-- START Data shown --

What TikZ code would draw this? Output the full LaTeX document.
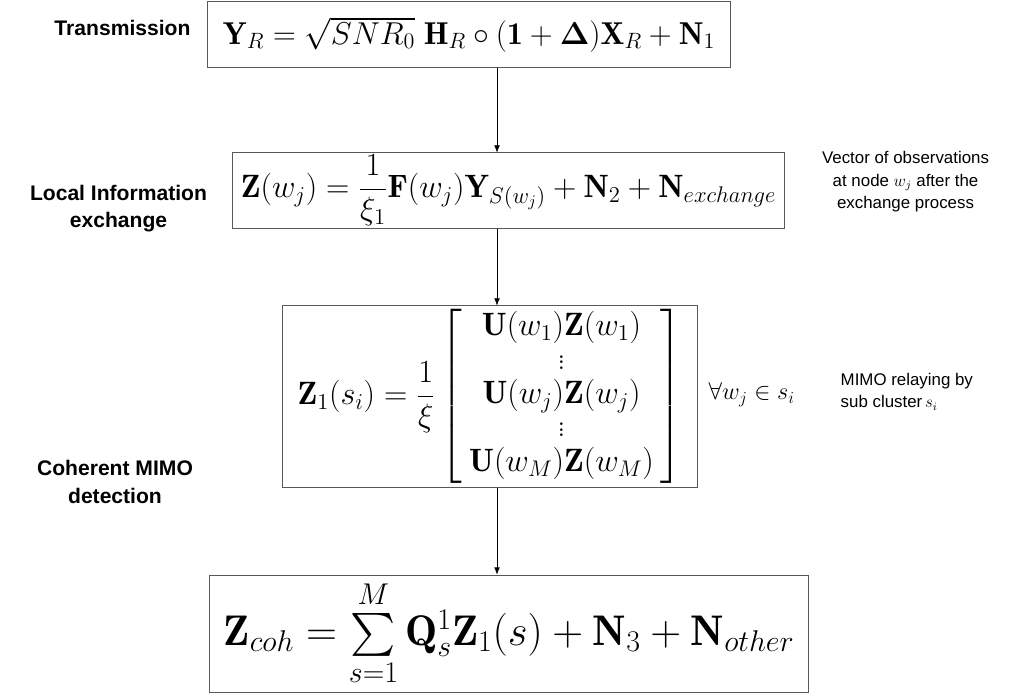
\RequirePackage{fix-cm}
\documentclass[tikz,border=0pt]{standalone}
\usepackage{amsmath,amssymb}
\usepackage{fontspec}
\newfontfamily\labelfont{Liberation Sans}
\usetikzlibrary{positioning,arrows.meta}

\newcommand{\eqsize}[1]{\fontsize{#1}{1.2\dimexpr#1pt\relax}\selectfont}

\begin{document}
\begin{tikzpicture}[
  x=0.025cm, y=-0.025cm,
  eqbox/.style={rectangle, draw=black!65, line width=0.7pt, inner sep=1pt},
  stage/.style={font=\labelfont\bfseries\fontsize{15}{19.5}\selectfont, align=center},
  note/.style={font=\labelfont\fontsize{12}{16}\selectfont},
  arr/.style={-{Latex[length=5pt,width=4pt]}, thin}
]
\useasboundingbox (0,0) rectangle (1016,696);

\node[eqbox, minimum width=13.05cm, minimum height=1.625cm] (tx)   at (469,34.5)
  {\eqsize{22.5}$\mathbf{Y}_R = \sqrt{SNR_0}\;\mathbf{H}_R \circ (\mathbf{1}+\boldsymbol{\Delta})\mathbf{X}_R + \mathbf{N}_1$};
\node[eqbox, minimum width=13.8cm, minimum height=1.875cm] (exch)  at (508.5,190.5)
  {\eqsize{23}$\mathbf{Z}(w_j) = \dfrac{1}{\xi_1}\mathbf{F}(w_j)\mathbf{Y}_{S(w_j)} + \mathbf{N}_2 + \mathbf{N}_{exchange}$};
\node[eqbox, minimum width=10.35cm, minimum height=4.525cm] (mimo) at (490,396.5)
  {\eqsize{23}\renewcommand{\arraystretch}{0.86}$\mathbf{Z}_1(s_i) = \dfrac{1}{\xi}\left[\begin{array}{c}
      \mathbf{U}(w_1)\mathbf{Z}(w_1)\\ \vdots\\ \mathbf{U}(w_j)\mathbf{Z}(w_j)\\ \vdots\\ \mathbf{U}(w_M)\mathbf{Z}(w_M)
    \end{array}\right]$};
\node[eqbox, minimum width=14.95cm, minimum height=2.925cm] (coh)  at (509,633.5)
  {\eqsize{30.5}$\mathbf{Z}_{coh} = \sum\limits_{s=1}^{M}\mathbf{Q}_s^1\mathbf{Z}_1(s) + \mathbf{N}_3 + \mathbf{N}_{other}$};

% stage names on the left
\node[stage, left=0.3cm of tx, yshift=0.16cm]    (stx)   {Transmission};
\node[stage, left=0.5cm of exch, yshift=-0.45cm] (sexch) {Local Information\\exchange};
\node[stage] (smimo) at (115,482) {Coherent MIMO\\detection};

% remarks on the right
\node[right=0.15cm of mimo, yshift=0.04cm] (forall) {\LARGE $\forall w_j \in s_i$};
\node[note, align=center, right=0.8cm of exch, yshift=0.21cm] (nexch) {Vector of observations\\at node {\large $w_j$} after the\\exchange process};
\node[note, align=left, right=0.9cm of forall, yshift=0.08cm] (nmimo) {MIMO relaying by\\sub cluster\,{\large $s_i$}};

\coordinate (spine) at (497,0);
\draw[arr] (tx.south -| spine)   -- (exch.north -| spine);
\draw[arr] (exch.south -| spine) -- (mimo.north -| spine);
\draw[arr] (mimo.south -| spine) -- (coh.north -| spine);

\end{tikzpicture}
\end{document}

-- END Data shown --

• _Task to complete_
Return to the listing above and set it down exactly, leaving out its pictures.

• _Full output_
What TikZ code would draw this? Output the full LaTeX document.
\RequirePackage{fix-cm}
\documentclass[tikz,border=0pt]{standalone}
\usepackage{amsmath,amssymb}
\usepackage{fontspec}
\newfontfamily\labelfont{Liberation Sans}
\usetikzlibrary{positioning,arrows.meta}

\newcommand{\eqsize}[1]{\fontsize{#1}{1.2\dimexpr#1pt\relax}\selectfont}

\begin{document}
\begin{tikzpicture}[
  x=0.025cm, y=-0.025cm,
  eqbox/.style={rectangle, draw=black!65, line width=0.7pt, inner sep=1pt},
  stage/.style={font=\labelfont\bfseries\fontsize{15}{19.5}\selectfont, align=center},
  note/.style={font=\labelfont\fontsize{12}{16}\selectfont},
  arr/.style={-{Latex[length=5pt,width=4pt]}, thin}
]
\useasboundingbox (0,0) rectangle (1016,696);

\node[eqbox, minimum width=13.05cm, minimum height=1.625cm] (tx)   at (469,34.5)
  {\eqsize{22.5}$\mathbf{Y}_R = \sqrt{SNR_0}\;\mathbf{H}_R \circ (\mathbf{1}+\boldsymbol{\Delta})\mathbf{X}_R + \mathbf{N}_1$};
\node[eqbox, minimum width=13.8cm, minimum height=1.875cm] (exch)  at (508.5,190.5)
  {\eqsize{23}$\mathbf{Z}(w_j) = \dfrac{1}{\xi_1}\mathbf{F}(w_j)\mathbf{Y}_{S(w_j)} + \mathbf{N}_2 + \mathbf{N}_{exchange}$};
\node[eqbox, minimum width=10.35cm, minimum height=4.525cm] (mimo) at (490,396.5)
  {\eqsize{23}\renewcommand{\arraystretch}{0.86}$\mathbf{Z}_1(s_i) = \dfrac{1}{\xi}\left[\begin{array}{c}
      \mathbf{U}(w_1)\mathbf{Z}(w_1)\\ \vdots\\ \mathbf{U}(w_j)\mathbf{Z}(w_j)\\ \vdots\\ \mathbf{U}(w_M)\mathbf{Z}(w_M)
    \end{array}\right]$};
\node[eqbox, minimum width=14.95cm, minimum height=2.925cm] (coh)  at (509,633.5)
  {\eqsize{30.5}$\mathbf{Z}_{coh} = \sum\limits_{s=1}^{M}\mathbf{Q}_s^1\mathbf{Z}_1(s) + \mathbf{N}_3 + \mathbf{N}_{other}$};

% stage names on the left
\node[stage, left=0.3cm of tx, yshift=0.16cm]    (stx)   {Transmission};
\node[stage, left=0.5cm of exch, yshift=-0.45cm] (sexch) {Local Information\\exchange};
\node[stage] (smimo) at (115,482) {Coherent MIMO\\detection};

% remarks on the right
\node[right=0.15cm of mimo, yshift=0.04cm] (forall) {\LARGE $\forall w_j \in s_i$};
\node[note, align=center, right=0.8cm of exch, yshift=0.21cm] (nexch) {Vector of observations\\at node {\large $w_j$} after the\\exchange process};
\node[note, align=left, right=0.9cm of forall, yshift=0.08cm] (nmimo) {MIMO relaying by\\sub cluster\,{\large $s_i$}};

\coordinate (spine) at (497,0);
\draw[arr] (tx.south -| spine)   -- (exch.north -| spine);
\draw[arr] (exch.south -| spine) -- (mimo.north -| spine);
\draw[arr] (mimo.south -| spine) -- (coh.north -| spine);

\end{tikzpicture}
\end{document}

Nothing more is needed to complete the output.